Access a shared change data feed using pandas

To access the change data feed for a shared table in pandas using Python run the following, replacing the variables as follows. A change data feed may not be available, depending on whether or not the data provider shared the change data feed for the table.

  • <starting-version>: optional. The starting version of the query, inclusive.
  • <ending-version>: optional. The ending version of the query, inclusive.
  • <starting-timestamp>: optional. The starting timestamp of the query. This is converted to a version created greater or equal to this timestamp.
  • <ending-timestamp>: optional. The ending timestamp of the query. This is converted to a version created earlier or equal to this timestamp.
import delta_sharing
delta_sharing.load_table_changes_as_pandas(
  f"<profile-path>#<share-name>.<schema-name>.<table-name>",
  starting_version=<starting-version>,
  ending_version=<starting-version>)

delta_sharing.load_table_changes_as_pandas(
  f"<profile-path>#<share-name>.<schema-name>.<table-name>",
  starting_timestamp=<starting-timestamp>,
  ending_timestamp=<ending-timestamp>)

If the output is empty or doesn’t contain the data you expect, contact the data provider.

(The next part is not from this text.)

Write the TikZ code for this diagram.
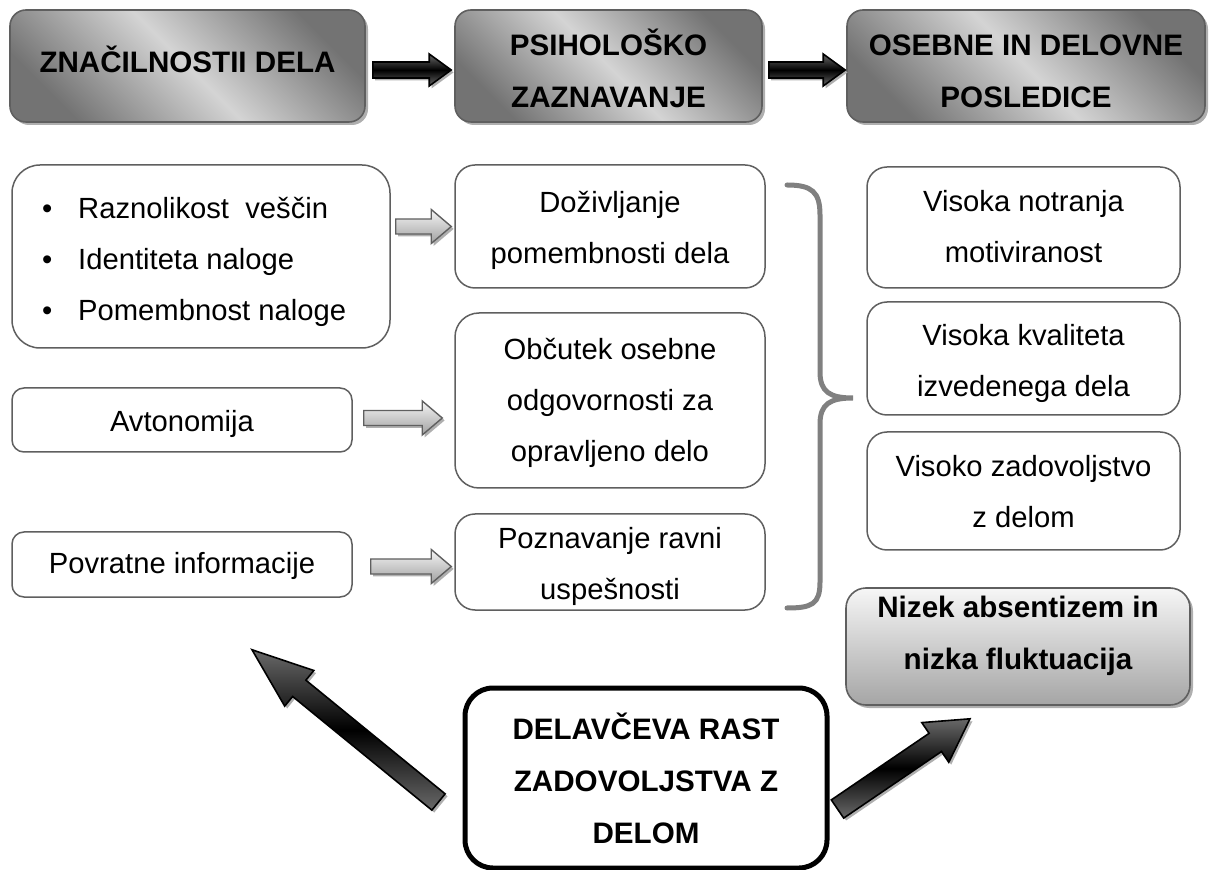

Power BI: Read shared data

The Power BI Delta Sharing connector allows you to discover, analyze, and visualize datasets shared with you through the Delta Sharing open protocol.

Requirements

Connect to Databricks

To connect to Azure Databricks using the Delta Sharing connector, do the following:

  1. Open the shared credential file with a text editor to retrieve the endpoint URL and the token.
  2. Open Power BI Desktop.
  3. On the Get Data menu, search for Delta Sharing.
  4. Select the connector and click Connect.
  5. Enter the endpoint URL that you copied from the credentials file into the Delta Sharing Server URL field.
  6. Optionally, in the Advanced Options tab, set a Row Limit for the maximum number of rows that you can download. This is set to 1 million rows by default.
  7. Click OK.
  8. For Authentication, copy the token that you retrieved from the credentials file into Bearer Token.
  9. Click Connect.

Limitations of the Power BI Delta Sharing connector

The Power BI Delta Sharing Connector has the following limitations:

  • The data that the connector loads must fit into the memory of your machine. To manage this requirement, the connector limits the number of imported rows to the Row Limit that you set under the Advanced Options tab in Power BI Desktop.

Tableau: Read shared data

The Tableau Delta Sharing connector allows you to discover, analyze, and visualize datasets that are shared with you through the Delta Sharing open protocol.

Requirements

Connect to Azure Databricks

To connect to Azure Databricks using the Delta Sharing connector, do the following:

  1. Go to Tableau Exchange, follow the instructions to download the Delta Sharing Connector, and put it in an appropriate desktop folder.
  2. Open Tableau Desktop.
  3. On the Connectors page, search for “Delta Sharing by Databricks”.
  4. Select Upload Share file, and choose the credential file that was shared by the provider.
  5. Click Get Data.
  6. In the Data Explorer, select the table.
  7. Optionally add SQL filters or row limits.
  8. Click Get Table Data.

Limitations of the Tableau Delta Sharing connector

The Tableau Delta Sharing Connector has the following limitations:

  • The data that the connector loads must fit into the memory of your machine. To manage this requirement, the connector limits the number of imported rows to the row limit that you set in Tableau.
  • All columns are returned as type String.
  • SQL Filter only works if your Delta Sharing server supports predicateHint.

Request a new credential

If your credential activation URL or downloaded credential is lost, corrupted, or compromised, or your credential expires without your provider sending you a new one, contact your provider to request a new credential.